PILOT MOUNTAIN — Lawsuits against property owners were among discussion at Monday night’s Board of Commissioner’s meeting.
In recent months the Board of Commissioners has deemed several properties to be in violation of the town’s minimum housing code ordinance.
Several of those properties are now in danger of the town condemning the property if no action is taken by the owners to rectify the alleged violations.
Commissioner Gary Bell questioned what happens once the date arrives and the property owners have not worked to bring the property up to code.
Town Manager Michael Boaz explained that once the town condemns the property a lien can be placed on the property to either recover the cost of demolishing the property, recover the cost of repairs or litigation could be brought against the property owner or owners.

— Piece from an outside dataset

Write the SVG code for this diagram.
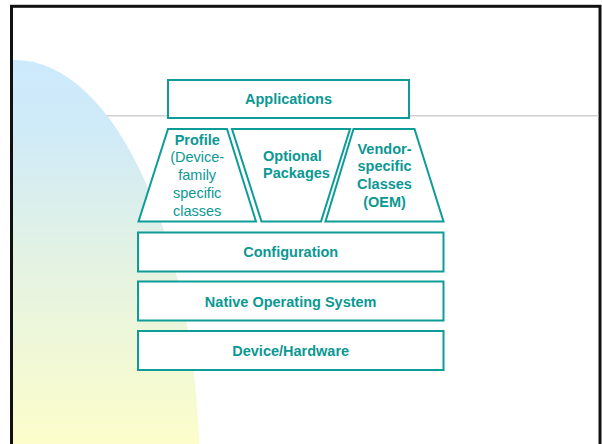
<svg xmlns="http://www.w3.org/2000/svg" width="602" height="444" viewBox="0 0 602 444">
  <defs>
    <linearGradient id="bg" gradientUnits="userSpaceOnUse" x1="0" y1="60" x2="0" y2="444">
      <stop offset="0" stop-color="#cdeafc"/>
      <stop offset="0.18" stop-color="#cfeaf8"/>
      <stop offset="0.5" stop-color="#e2f2e4"/>
      <stop offset="1" stop-color="#fcfdca"/>
    </linearGradient>
    <style>
      .box { fill: #ffffff; stroke: #0e9c98; stroke-width: 2; }
      .t { font-family: "Liberation Sans", Arial, sans-serif; font-size: 14.5px; fill: #0b9893; text-anchor: middle; }
      .b { font-weight: bold; }
      .s { text-anchor: start; }
    </style>
  </defs>

  <rect x="0" y="0" width="602" height="444" fill="#ffffff"/>
  <rect x="11.5" y="6.3" width="588.5" height="460" fill="#ffffff" stroke="#111111" stroke-width="3"/>
  <line x1="13" y1="115.7" x2="598.5" y2="115.7" stroke="#d0d0d0" stroke-width="1.5"/>
  <path d="M13 60 L15 60 A185 420 0 0 1 200 480 L13 480 Z" fill="url(#bg)"/>

  <g id="applications">
    <rect class="box" x="168" y="80" width="241" height="38"/>
    <text class="t b" x="288.5" y="103.5">Applications</text>
  </g>

  <g id="profile">
    <polygon class="box" points="168,129 227,129 256,221.5 138.5,221.5"/>
    <text class="t b" x="197.2" y="144.5">Profile</text>
    <text class="t" x="197.2" y="162.3">(Device-</text>
    <text class="t" x="197.2" y="180.1">family</text>
    <text class="t" x="197.2" y="197.9">specific</text>
    <text class="t" x="197.2" y="215.7">classes</text>
  </g>

  <g id="optional">
    <polygon class="box" points="232,129 350,129 321,221.5 261.5,221.5"/>
    <text class="t b s" x="263" y="161.3">Optional</text>
    <text class="t b s" x="263" y="178">Packages</text>
  </g>

  <g id="vendor">
    <polygon class="box" points="353.5,129 414.5,129 443.5,221.5 325.5,221.5"/>
    <text class="t b" x="384.5" y="153.5">Vendor-</text>
    <text class="t b" x="384.5" y="171.3">specific</text>
    <text class="t b" x="384.5" y="189.1">Classes</text>
    <text class="t b" x="384.5" y="206.9">(OEM)</text>
  </g>

  <g id="configuration">
    <rect class="box" x="138" y="232.5" width="305.5" height="39"/>
    <text class="t b" x="290.7" y="257.3">Configuration</text>
  </g>

  <g id="native-os">
    <rect class="box" x="138" y="281.5" width="305.5" height="39"/>
    <text class="t b" x="290.7" y="307">Native Operating System</text>
  </g>

  <g id="device-hardware">
    <rect class="box" x="138" y="331" width="305.5" height="39"/>
    <text class="t b" x="290.7" y="356">Device/Hardware</text>
  </g>

  <g id="connectors"></g>
</svg>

Once the commissioners decide a property is in violation of the town’s minimum housing code ordinance, the board sets a reasonable amount of time for property owner’s to make an attempt to either show intent, progress, or completely bring the property to code.
Two properties in particular were brought up by Boaz, in which he claims the comply by date is nearing. Those are the Lola Lane property and the Howard Street property.
In February, the property at 121 Howard was opted to be demolished by the town.
Officials had been trying for months to notify the owners that the property violated the town’s housing code, but received no response. The last address of the property owners that the town had on record was in Greensboro.
At the time, it was determined that to repair the house according to building code and permitting per North Carolina Building Code standards, it was expected to exceed 50 percent of the current value of the property, according to the meeting’s agenda packet.
The structure value is listed at $22,350, according to Surry County North Carolina tax records.
After the news carried to property owners of the planned demolition, the town granted an extension with the promise of repairs to be made by May 21 or the owners would demolish the property, saving the town $9,800, according to Boaz.
However, other than yard work, minor trash cleaning, and mowing, no progress has been made, according to Boaz.
The property at Lola Lane was declared a nuisance during the March Board of Commissioner’s meeting after a unanimous vote.
After heavy rainfall in early August, two ponds located off Lola Lane flooded and washed out, creating public concern.
Once the larger of the two ponds broke containment and poured out much of its water, a submerged car was revealed at the bottom. It was unclear at the time how long the car has been in the pond and who owned the car.
Since then the town altered its nuisance ordinance earlier during a board of commissioners meeting, and several formal complaints were filed against the property.
The board deemed the owners of the property had 60 days to begin any progress to resolve the issues with the pond, with a compliance date set for May 26.
However, according to Boaz, he has not heard from the property owners nor has any progress been made.
“You could sue,” stated Boaz as he discussed the matter with the board.
The town would seek injunctive relief from a superior court judge.
The judge, if the town’s suit was successful, would order that the necessary repairs be made or the structure be demolished and non-compliance with that order would be contempt of court, explained Boaz.
Commissioner Kim Quinn questioned if they could expect a list of these properties and be expected to take action next meeting.
The board may take action during June’s meeting to resolve these housing code violations, according to Boaz.